From Digital Publishing Interest Group
Jump to: navigation, search

This page provides an overview of all functionality built on top of ZIP in the OCF container -- the packaging mechanism for EPUB. It does not address restrictions that OCF places on ZIP archives.

See EPUB Open Container Format (OCF) 3.0.1 for more details.

Magic Numbers

The required mimetype file in the root of the zip container enables the following magic numbers: 30: mimetype, 38: application/epub+zip

These numbers allow the otherwise generic zip container to be identified as containing an epub, without resorting to file extensions.

Abstract Container

OCF defines the "abstract container" (virtual file system) within the zip archive. The root of the abstract container is the root of the zip container, and must contain the mimetype file and META-INF directory.

Relative referencing is used in the abstract container, except for files in the META-INF directory which use the container root as their base IRI.

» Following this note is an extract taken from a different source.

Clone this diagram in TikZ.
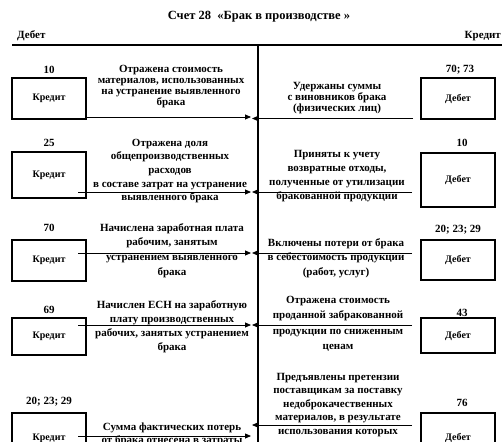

The abstract container also places requirements on file and path naming: utf-8 encoding, file length not more than 255 characters, path restriction of not more than 65535 characters, a restricted character set, plus character normalization and uniqueness requirements.

META-INF

The META-INF directory contains one or more special files that contain meta information about the publication: where to locate the package files for each rendition, how resources are encrypted, etc. The following sections provide a quick synopsis of these files.

Rendition Identification

The container.xml file provides the means of locating each package document in the container, where each package document defines one rendition of the content.

It also allows for selection of the most appropriate rendition using a set of selection attributes on rootfile elements, as defined in the Multiple Renditions specification.

An extensible linking mechanism allows publication-wide resources to be included (e.g., a mapping document to retain the user's location when switching from one rendition to another).

Resource Encyption

The encryption.xml file provides encryption information for each encrypted resource in the container (the resource that has been encrypted, the encryption scheme, and public key). OCF places no restrictions on the encryption method used.

The epub as a whole cannot be encrypted, since that would require a default encryption method. The OCF specification therefore restricts a minimal set of files from being encrypted to ensure interoperability: the mimetype, package documents, and meta-inf documents defined in this section.

The syntax of this file is defined in XML Encryption Syntax and Processing Version 1.1.

Publication Manifest

The manifest.xml file currently unused in epub, but allows for a listing of all resources for all renditions.

The resources needed for each rendition are specified in the rendition's package document, so epubs generally lack a universal resource list.

Publication Metadata

The metadata.xml file is an optional file that allows publication metadata to be expressed (i.e., metadata common to the publication, not individual renditions of it).

Currently it is only required when multiple renditions are present, and only a release identifier is required (dc:identifier + dcterms:modified).

Rights Management

The rights.xml file is an optional file that contains rights management information.

This file is currently not standardized for use in epub.

Signatures

The signatures.xml is an optional file that holds digital signatures for the container and its contents.

The syntax of this file is defined in XML-Signature Syntax and Processing Version 1.1.

Resource Obfuscation

OCF defines an algorithm for obfuscating resources in the container (typically fonts). Each resource that is obfuscated is identified in the encryption.xml file.

The algorithm is trivial to undo and is not intended as a replacement for DRM, only where a modest measure of protection is necessary.